Pourquoi sommes-nous aussi pessimistes?

Il y a vingt ans, mon père pensait que les gens n’avaient pas suffisamment de connaissances scientifiques. C’est pourquoi nous insistions sur l’importance de connaissances de faits, mais le problème n’était pas là. À présent, nous savons que l’ignorance n’est pas seulement la conséquence d’un manque de faits. Les gens ont une vision du monde fondamentalement erronée. Nous avons une tendance instinctive à dramatiser.

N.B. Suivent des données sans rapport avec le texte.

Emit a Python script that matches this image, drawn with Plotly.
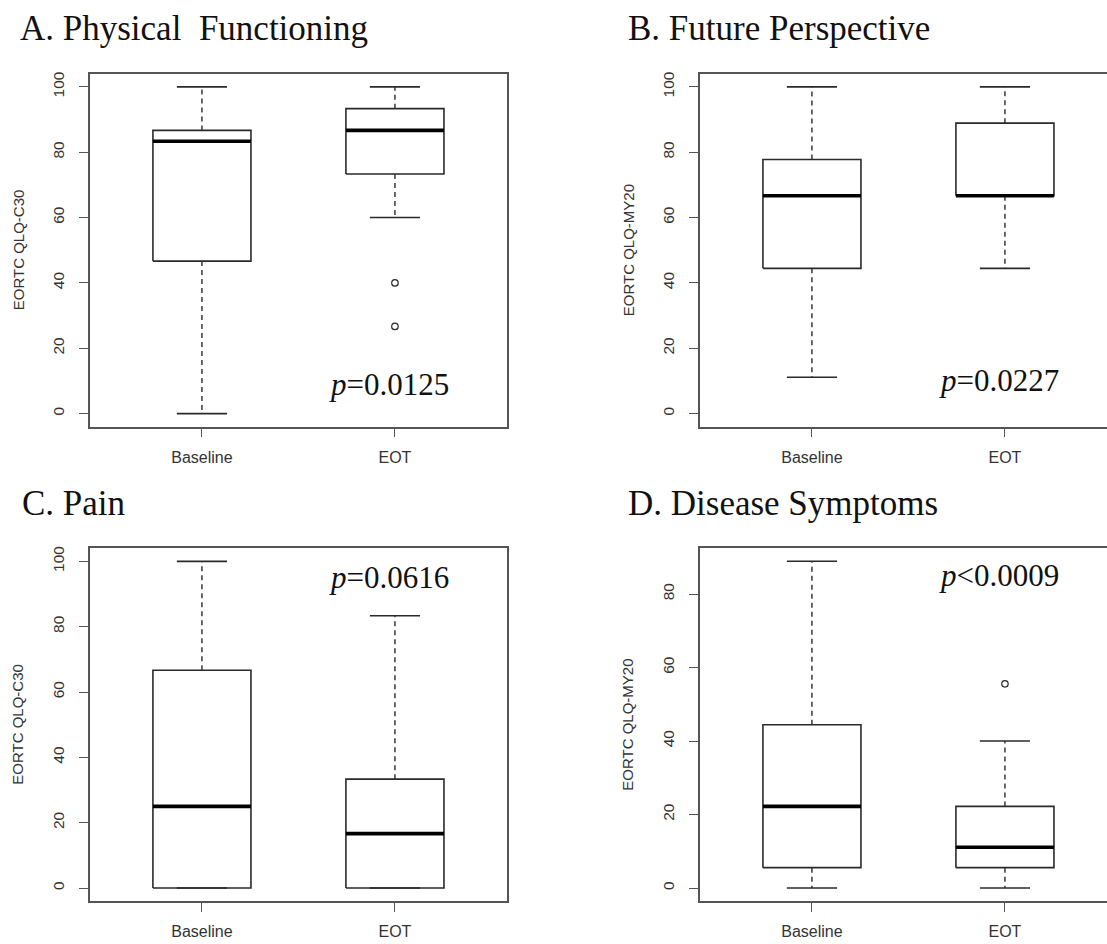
import plotly.graph_objects as go

# ---------------- data ----------------
categories = ["Baseline", "EOT"]
panel_titles = ["A. Physical&nbsp; Functioning", "B. Future Perspective", "C. Pain",
                "D. Disease&nbsp;Symptoms"]
y_titles = ["EORTC QLQ-C30", "EORTC QLQ-MY20", "EORTC QLQ-C30", "EORTC QLQ-MY20"]
p_labels = ["<i>p</i>=0.0125", "<i>p</i>=0.0227", "<i>p</i>=0.0616", "<i>p</i><0.0009"]
p_pos_y = [9, 10, 95, 85]

# Physical functioning
pf_low = [0, 60]
pf_q1 = [46.67, 73.33]
pf_med = [83.33, 86.67]
pf_q3 = [86.67, 93.33]
pf_high = [100, 100]
pf_out = [[], [40, 26.67]]

# Future perspective
fp_low = [11.11, 44.44]
fp_q1 = [44.44, 66.67]
fp_med = [66.67, 66.67]
fp_q3 = [77.78, 88.89]
fp_high = [100, 100]
fp_out = [[], []]

# Pain
pa_low = [0, 0]
pa_q1 = [0, 0]
pa_med = [25, 16.67]
pa_q3 = [66.67, 33.33]
pa_high = [100, 83.33]
pa_out = [[], []]

# Disease symptoms
ds_low = [0, 0]
ds_q1 = [5.56, 5.56]
ds_med = [22.22, 11.11]
ds_q3 = [44.44, 22.22]
ds_high = [88.89, 40]
ds_out = [[], [55.56]]

panels = [
    (pf_low, pf_q1, pf_med, pf_q3, pf_high, pf_out),
    (fp_low, fp_q1, fp_med, fp_q3, fp_high, fp_out),
    (pa_low, pa_q1, pa_med, pa_q3, pa_high, pa_out),
    (ds_low, ds_q1, ds_med, ds_q3, ds_high, ds_out),
]

# ---------------- layout geometry (pixels) ----------------
W, H = 1107, 944
PX_PER_UNIT_X = 193.0
frames = [  # left, right, top, bottom in px
    (90, 507, 71, 425),
    (700, 1107, 71, 425),
    (90, 507, 547, 901),
    (700, 1107, 547, 901),
]
y_ranges = [[-4, 104], [-4, 104], [-4, 104], [-3.556, 92.444]]
y_ticks = [[0, 20, 40, 60, 80, 100]] * 3 + [[0, 20, 40, 60, 80]]
title_pos = [(18, 26), (626, 26), (20, 502), (626, 502)]

BOX_HALF = 0.254
CAP_HALF = 0.13
LINE_COL = "#2a2a2a"
AX_COL = "#555555"

fig = go.Figure()
layout = dict(width=W, height=H, margin=dict(l=0, r=0, t=0, b=0),
              paper_bgcolor="white", plot_bgcolor="white", showlegend=False)

annotations = []
for i, (low, q1, med, q3, high, out) in enumerate(panels):
    n = i + 1
    xa = "x" if n == 1 else f"x{n}"
    ya = "y" if n == 1 else f"y{n}"
    l, r, t, b = frames[i]
    x0 = 0.42
    x1 = x0 + (r - l) / PX_PER_UNIT_X
    right_cut = (i % 2 == 1)
    layout["xaxis" if n == 1 else f"xaxis{n}"] = dict(
        domain=[l / W, r / W], range=[x0, x1], anchor=ya,
        tickvals=[1, 2], ticktext=categories, ticks="outside", ticklen=9,
        tickwidth=1.3, tickcolor=AX_COL, showline=True, linecolor=AX_COL,
        linewidth=1.5, mirror=True, showgrid=False, zeroline=False,
        tickfont=dict(family="Liberation Sans, Arial", size=16, color="#333"),
        ticklabelstandoff=6, fixedrange=True)
    layout["yaxis" if n == 1 else f"yaxis{n}"] = dict(
        domain=[1 - b / H, 1 - t / H], range=y_ranges[i], anchor=xa,
        tickvals=y_ticks[i], ticks="outside", ticklen=9, tickwidth=1.3,
        tickcolor=AX_COL, tickangle=-90, showline=True, linecolor=AX_COL,
        linewidth=1.5, mirror=(not right_cut), showgrid=False, zeroline=False,
        tickfont=dict(family="Liberation Sans, Arial", size=15.5, color="#333"),
        ticklabelstandoff=9, fixedrange=True)

    for g in range(2):
        xc = g + 1
        # box
        fig.add_trace(go.Scatter(
            x=[xc - BOX_HALF, xc + BOX_HALF, xc + BOX_HALF, xc - BOX_HALF, xc - BOX_HALF],
            y=[q1[g], q1[g], q3[g], q3[g], q1[g]], mode="lines",
            line=dict(color=LINE_COL, width=1.6), xaxis=xa, yaxis=ya, hoverinfo="skip"))
        # whiskers (dashed)
        fig.add_trace(go.Scatter(
            x=[xc, xc, None, xc, xc], y=[q3[g], high[g], None, q1[g], low[g]],
            mode="lines", line=dict(color=LINE_COL, width=1.4, dash="5px,4px"),
            xaxis=xa, yaxis=ya, hoverinfo="skip"))
        # caps
        fig.add_trace(go.Scatter(
            x=[xc - CAP_HALF, xc + CAP_HALF, None, xc - CAP_HALF, xc + CAP_HALF],
            y=[high[g], high[g], None, low[g], low[g]], mode="lines",
            line=dict(color=LINE_COL, width=1.6), xaxis=xa, yaxis=ya, hoverinfo="skip"))
        # median
        fig.add_trace(go.Scatter(
            x=[xc - BOX_HALF, xc + BOX_HALF], y=[med[g], med[g]], mode="lines",
            line=dict(color="#000000", width=3.6), xaxis=xa, yaxis=ya, hoverinfo="skip"))
        # outliers
        if out[g]:
            fig.add_trace(go.Scatter(
                x=[xc] * len(out[g]), y=out[g], mode="markers",
                marker=dict(symbol="circle-open", size=6.5, color=LINE_COL,
                            line=dict(width=1.2, color=LINE_COL)),
                xaxis=xa, yaxis=ya, hoverinfo="skip"))

    # p-value text
    annotations.append(dict(x=1.97, y=p_pos_y[i], xref=xa, yref=ya, text=p_labels[i],
                            showarrow=False, xanchor="center", yanchor="middle",
                            font=dict(family="Liberation Serif, Times New Roman", size=31,
                                      color="#111")))
    # y axis title
    annotations.append(dict(x=(l - 72) / W, y=1 - ((t + b) / 2) / H, xref="paper",
                            yref="paper", text=y_titles[i], textangle=-90, showarrow=False,
                            xanchor="center", yanchor="middle",
                            font=dict(family="Liberation Sans, Arial", size=15, color="#333")))
    # panel title
    tx, ty = title_pos[i]
    annotations.append(dict(x=tx / W, y=1 - ty / H, xref="paper", yref="paper",
                            text=panel_titles[i], showarrow=False, xanchor="left",
                            yanchor="middle",
                            font=dict(family="Liberation Serif, Times New Roman", size=35,
                                      color="#111")))

layout["annotations"] = annotations
fig.update_layout(**layout)

fig.write_html("out.html", config={"displayModeBar": False},
               post_script="document.body.style.margin='0';")
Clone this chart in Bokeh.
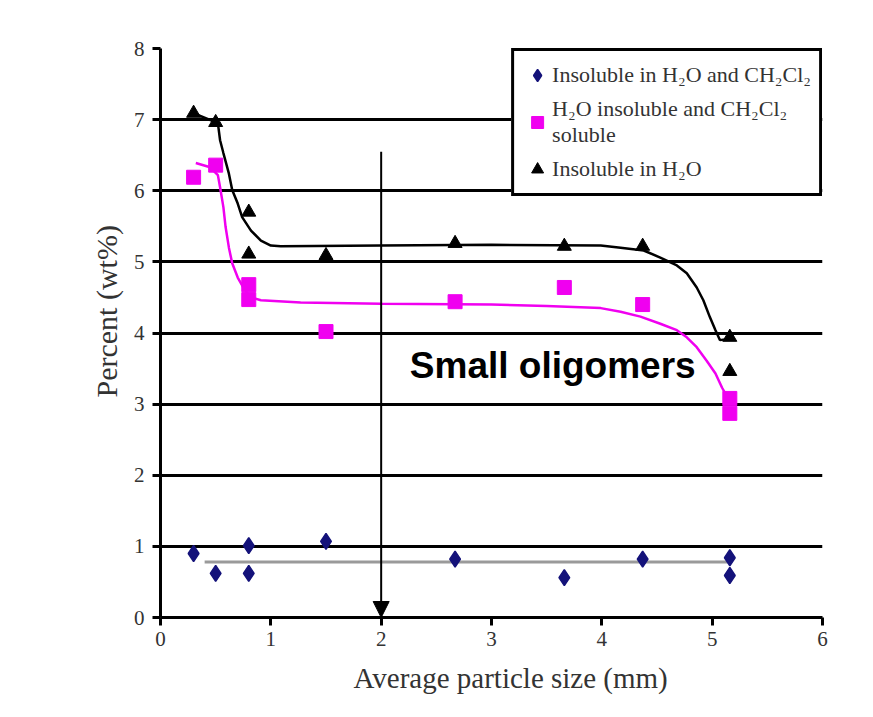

Nous sommes d’inévitables pessimistes ?

Je pense que c’est évolutionnaire. Broyer du noir peut être un avantage évolutionnaire. Malheureusement, nous nous concentrons trop sur le négatif.

Que pouvons-nous y faire?

Nous avons une nouvelle culture du savoir. Pour commencer, nous devons accepter d’avoir ces tendances pessimistes. Les erreurs de jugement qu’elles produisent sont fascinantes. Dans le livre, nous donnons quelques exemples de questions que les gens peuvent se poser pour obtenir une meilleure vision du monde.

Votre père est décédé alors que vous écriviez le livre. Était-ce difficile de continuer sans lui ?

Oui et non. Nous savions depuis un petit temps qu’il allait mourir. Et même si c’était terrible, nous savions ce qu’il voulait. En outre, le livre prenait tellement de temps que nous avions à peine le temps de faire notre deuil. Aussi avons-nous l’intention de poursuivre son oeuvre de vie et d’améliorer encore sa méthode.